▸ Problem to work on: Wherever a line holds the string "this", copy that line.

##############################

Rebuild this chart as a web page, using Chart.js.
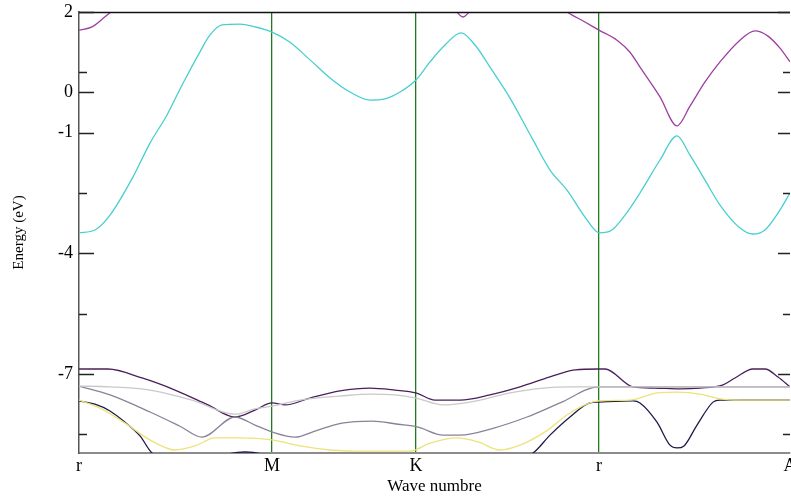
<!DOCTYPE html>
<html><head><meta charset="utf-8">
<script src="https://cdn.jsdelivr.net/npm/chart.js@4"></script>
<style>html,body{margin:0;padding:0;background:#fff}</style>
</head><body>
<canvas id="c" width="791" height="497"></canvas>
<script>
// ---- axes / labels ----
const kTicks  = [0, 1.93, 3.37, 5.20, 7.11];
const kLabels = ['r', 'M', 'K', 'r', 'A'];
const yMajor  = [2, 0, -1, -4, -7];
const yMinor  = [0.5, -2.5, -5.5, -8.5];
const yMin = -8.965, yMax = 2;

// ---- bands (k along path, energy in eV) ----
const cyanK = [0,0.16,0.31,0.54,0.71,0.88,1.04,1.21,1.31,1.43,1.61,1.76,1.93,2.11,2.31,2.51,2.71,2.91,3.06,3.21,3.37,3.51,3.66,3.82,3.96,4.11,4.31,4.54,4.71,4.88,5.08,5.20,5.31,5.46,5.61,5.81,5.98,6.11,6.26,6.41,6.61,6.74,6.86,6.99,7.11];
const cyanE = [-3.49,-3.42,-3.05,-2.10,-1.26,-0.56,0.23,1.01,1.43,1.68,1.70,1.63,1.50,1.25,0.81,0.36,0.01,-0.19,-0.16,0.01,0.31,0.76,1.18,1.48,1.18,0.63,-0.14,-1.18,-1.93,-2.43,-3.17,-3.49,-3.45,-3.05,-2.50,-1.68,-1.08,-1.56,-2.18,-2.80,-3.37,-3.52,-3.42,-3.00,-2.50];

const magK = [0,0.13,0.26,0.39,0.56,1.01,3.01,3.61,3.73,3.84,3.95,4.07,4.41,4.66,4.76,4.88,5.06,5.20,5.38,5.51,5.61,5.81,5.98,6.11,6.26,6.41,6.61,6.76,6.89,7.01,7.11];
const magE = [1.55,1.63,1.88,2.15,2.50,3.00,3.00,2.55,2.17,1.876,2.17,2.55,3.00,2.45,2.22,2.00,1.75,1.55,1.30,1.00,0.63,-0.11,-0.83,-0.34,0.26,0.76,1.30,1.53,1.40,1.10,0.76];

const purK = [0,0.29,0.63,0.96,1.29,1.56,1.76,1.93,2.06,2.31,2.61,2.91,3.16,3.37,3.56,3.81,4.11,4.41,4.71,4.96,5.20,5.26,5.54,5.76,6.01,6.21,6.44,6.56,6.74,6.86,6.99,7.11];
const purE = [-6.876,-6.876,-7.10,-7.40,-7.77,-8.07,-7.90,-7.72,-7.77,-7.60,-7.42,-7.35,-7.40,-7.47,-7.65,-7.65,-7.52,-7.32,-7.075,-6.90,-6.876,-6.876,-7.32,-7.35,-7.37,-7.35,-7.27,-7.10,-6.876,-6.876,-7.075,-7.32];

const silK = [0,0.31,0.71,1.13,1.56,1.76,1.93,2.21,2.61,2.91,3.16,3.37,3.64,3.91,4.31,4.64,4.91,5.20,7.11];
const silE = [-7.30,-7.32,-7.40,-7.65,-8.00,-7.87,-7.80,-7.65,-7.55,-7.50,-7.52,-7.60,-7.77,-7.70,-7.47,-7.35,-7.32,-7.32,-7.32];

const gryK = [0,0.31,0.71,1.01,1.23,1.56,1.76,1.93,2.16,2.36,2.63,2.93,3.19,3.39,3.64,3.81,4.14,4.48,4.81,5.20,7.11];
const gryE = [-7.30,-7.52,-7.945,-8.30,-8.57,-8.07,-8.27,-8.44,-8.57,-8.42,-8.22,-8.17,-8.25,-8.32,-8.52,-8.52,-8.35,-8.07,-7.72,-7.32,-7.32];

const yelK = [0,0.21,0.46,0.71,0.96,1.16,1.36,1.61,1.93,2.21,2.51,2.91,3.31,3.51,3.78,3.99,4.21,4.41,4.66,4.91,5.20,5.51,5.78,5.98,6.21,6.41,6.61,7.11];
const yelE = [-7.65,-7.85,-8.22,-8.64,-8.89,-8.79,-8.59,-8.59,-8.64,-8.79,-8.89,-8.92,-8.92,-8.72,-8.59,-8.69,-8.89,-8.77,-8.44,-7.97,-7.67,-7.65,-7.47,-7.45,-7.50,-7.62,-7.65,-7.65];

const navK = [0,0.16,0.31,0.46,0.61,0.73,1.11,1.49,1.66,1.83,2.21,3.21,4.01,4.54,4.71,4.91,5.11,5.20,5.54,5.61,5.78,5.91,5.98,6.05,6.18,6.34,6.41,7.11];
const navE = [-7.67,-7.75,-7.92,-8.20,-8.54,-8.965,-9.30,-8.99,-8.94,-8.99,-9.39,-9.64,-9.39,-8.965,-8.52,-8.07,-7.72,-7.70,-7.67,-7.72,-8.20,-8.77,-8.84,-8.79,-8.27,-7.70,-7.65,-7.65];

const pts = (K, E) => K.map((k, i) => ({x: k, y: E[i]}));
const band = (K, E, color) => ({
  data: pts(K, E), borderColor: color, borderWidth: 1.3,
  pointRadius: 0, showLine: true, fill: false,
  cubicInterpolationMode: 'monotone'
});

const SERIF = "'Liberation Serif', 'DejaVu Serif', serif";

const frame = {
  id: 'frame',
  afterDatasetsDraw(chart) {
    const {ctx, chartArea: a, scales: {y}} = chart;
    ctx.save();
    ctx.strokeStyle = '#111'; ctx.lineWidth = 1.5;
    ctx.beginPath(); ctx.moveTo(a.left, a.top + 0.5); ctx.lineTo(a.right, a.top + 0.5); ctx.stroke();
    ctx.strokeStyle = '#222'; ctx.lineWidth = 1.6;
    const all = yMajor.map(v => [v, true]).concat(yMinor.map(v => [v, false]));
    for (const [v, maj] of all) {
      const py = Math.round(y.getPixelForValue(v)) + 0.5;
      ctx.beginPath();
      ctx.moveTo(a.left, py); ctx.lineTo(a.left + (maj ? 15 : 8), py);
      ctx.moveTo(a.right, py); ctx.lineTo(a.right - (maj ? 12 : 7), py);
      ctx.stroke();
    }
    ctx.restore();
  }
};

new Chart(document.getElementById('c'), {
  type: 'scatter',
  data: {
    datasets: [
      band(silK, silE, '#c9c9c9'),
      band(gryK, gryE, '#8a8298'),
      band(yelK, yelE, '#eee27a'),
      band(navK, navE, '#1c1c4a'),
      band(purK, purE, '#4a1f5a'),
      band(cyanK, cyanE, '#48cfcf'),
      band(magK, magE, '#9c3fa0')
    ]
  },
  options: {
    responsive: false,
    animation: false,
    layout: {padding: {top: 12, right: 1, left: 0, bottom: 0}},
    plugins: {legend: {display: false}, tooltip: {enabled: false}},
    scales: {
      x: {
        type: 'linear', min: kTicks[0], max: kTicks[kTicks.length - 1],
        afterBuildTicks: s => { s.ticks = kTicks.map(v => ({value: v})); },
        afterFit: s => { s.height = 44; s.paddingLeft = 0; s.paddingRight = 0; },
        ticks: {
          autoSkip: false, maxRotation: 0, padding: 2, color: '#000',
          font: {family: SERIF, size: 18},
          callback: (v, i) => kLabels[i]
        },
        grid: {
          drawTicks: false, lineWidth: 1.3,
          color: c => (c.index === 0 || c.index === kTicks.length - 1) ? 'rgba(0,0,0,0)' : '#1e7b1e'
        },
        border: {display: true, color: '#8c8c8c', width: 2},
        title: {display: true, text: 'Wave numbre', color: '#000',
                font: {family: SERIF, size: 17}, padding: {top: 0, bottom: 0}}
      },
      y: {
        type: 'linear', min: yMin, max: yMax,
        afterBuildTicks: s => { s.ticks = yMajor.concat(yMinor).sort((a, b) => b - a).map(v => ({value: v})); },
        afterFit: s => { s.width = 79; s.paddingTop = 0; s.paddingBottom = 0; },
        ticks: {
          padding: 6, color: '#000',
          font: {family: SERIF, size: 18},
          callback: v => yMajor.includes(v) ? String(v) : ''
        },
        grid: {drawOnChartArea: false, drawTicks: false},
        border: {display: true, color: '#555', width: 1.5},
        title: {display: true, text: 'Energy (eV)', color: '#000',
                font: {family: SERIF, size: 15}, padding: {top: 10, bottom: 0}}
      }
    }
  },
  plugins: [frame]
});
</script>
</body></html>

##############################

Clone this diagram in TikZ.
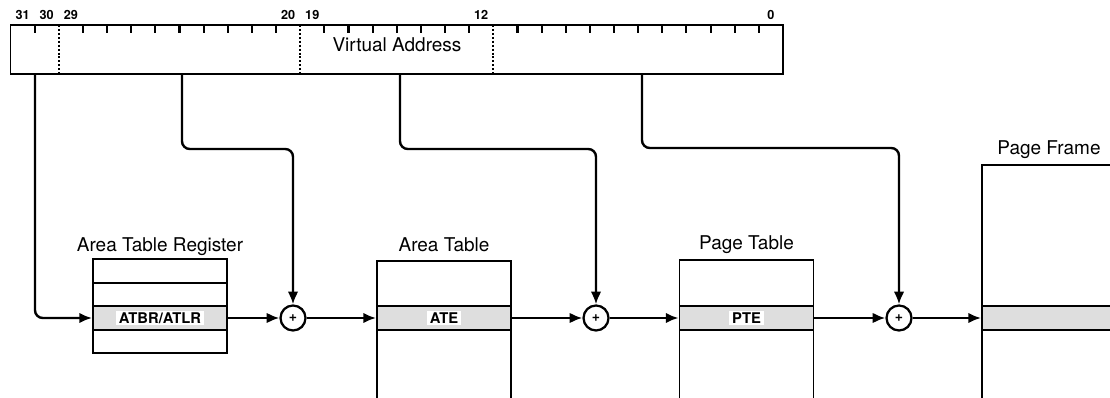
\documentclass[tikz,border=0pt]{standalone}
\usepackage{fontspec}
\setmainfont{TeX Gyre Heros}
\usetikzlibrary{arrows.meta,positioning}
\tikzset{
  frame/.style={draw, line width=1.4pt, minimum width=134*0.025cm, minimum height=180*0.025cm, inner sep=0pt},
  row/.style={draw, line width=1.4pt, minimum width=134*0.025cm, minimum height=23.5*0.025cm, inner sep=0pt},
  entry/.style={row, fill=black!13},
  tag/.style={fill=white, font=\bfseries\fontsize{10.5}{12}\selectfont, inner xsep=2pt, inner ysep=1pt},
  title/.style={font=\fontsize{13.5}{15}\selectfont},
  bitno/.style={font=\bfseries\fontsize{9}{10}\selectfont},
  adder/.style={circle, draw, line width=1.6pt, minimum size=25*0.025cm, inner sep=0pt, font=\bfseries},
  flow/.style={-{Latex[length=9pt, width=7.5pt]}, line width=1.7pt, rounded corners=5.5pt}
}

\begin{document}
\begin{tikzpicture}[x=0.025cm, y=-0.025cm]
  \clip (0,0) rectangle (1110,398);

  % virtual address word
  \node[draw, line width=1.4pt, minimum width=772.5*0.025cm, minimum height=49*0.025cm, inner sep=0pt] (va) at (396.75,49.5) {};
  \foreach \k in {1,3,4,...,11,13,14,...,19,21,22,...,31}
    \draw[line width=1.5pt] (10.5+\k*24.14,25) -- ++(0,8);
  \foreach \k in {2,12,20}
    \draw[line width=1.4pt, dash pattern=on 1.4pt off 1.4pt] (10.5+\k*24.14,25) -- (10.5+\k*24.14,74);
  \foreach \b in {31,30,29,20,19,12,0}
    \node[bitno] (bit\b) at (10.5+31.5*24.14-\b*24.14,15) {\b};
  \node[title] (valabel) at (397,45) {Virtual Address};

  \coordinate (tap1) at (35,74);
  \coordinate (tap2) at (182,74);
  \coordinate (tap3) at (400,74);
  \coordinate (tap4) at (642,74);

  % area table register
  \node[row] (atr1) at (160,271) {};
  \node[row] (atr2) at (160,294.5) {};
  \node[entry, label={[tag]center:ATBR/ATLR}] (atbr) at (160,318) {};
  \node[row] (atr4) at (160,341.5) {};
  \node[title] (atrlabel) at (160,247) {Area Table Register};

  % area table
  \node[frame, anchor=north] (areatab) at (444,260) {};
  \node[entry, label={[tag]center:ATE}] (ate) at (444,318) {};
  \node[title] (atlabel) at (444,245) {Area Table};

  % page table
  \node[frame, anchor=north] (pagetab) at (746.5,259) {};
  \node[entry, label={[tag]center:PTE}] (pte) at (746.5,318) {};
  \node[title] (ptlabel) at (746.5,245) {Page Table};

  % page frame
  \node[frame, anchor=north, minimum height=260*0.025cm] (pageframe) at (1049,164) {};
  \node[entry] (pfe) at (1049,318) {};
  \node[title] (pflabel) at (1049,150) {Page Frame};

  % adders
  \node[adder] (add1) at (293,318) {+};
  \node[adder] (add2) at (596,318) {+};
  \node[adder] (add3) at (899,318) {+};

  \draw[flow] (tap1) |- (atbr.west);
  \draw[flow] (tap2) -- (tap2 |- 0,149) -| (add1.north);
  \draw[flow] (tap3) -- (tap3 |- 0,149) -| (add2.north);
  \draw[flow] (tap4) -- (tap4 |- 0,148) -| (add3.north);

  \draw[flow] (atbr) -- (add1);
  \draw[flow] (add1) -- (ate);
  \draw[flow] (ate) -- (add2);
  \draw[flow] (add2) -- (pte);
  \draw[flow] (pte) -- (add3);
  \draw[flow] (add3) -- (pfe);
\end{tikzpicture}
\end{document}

##############################

▸ Answer for the task:
Rebuild this chart as a web page, using Chart.js.
Clone this diagram in TikZ.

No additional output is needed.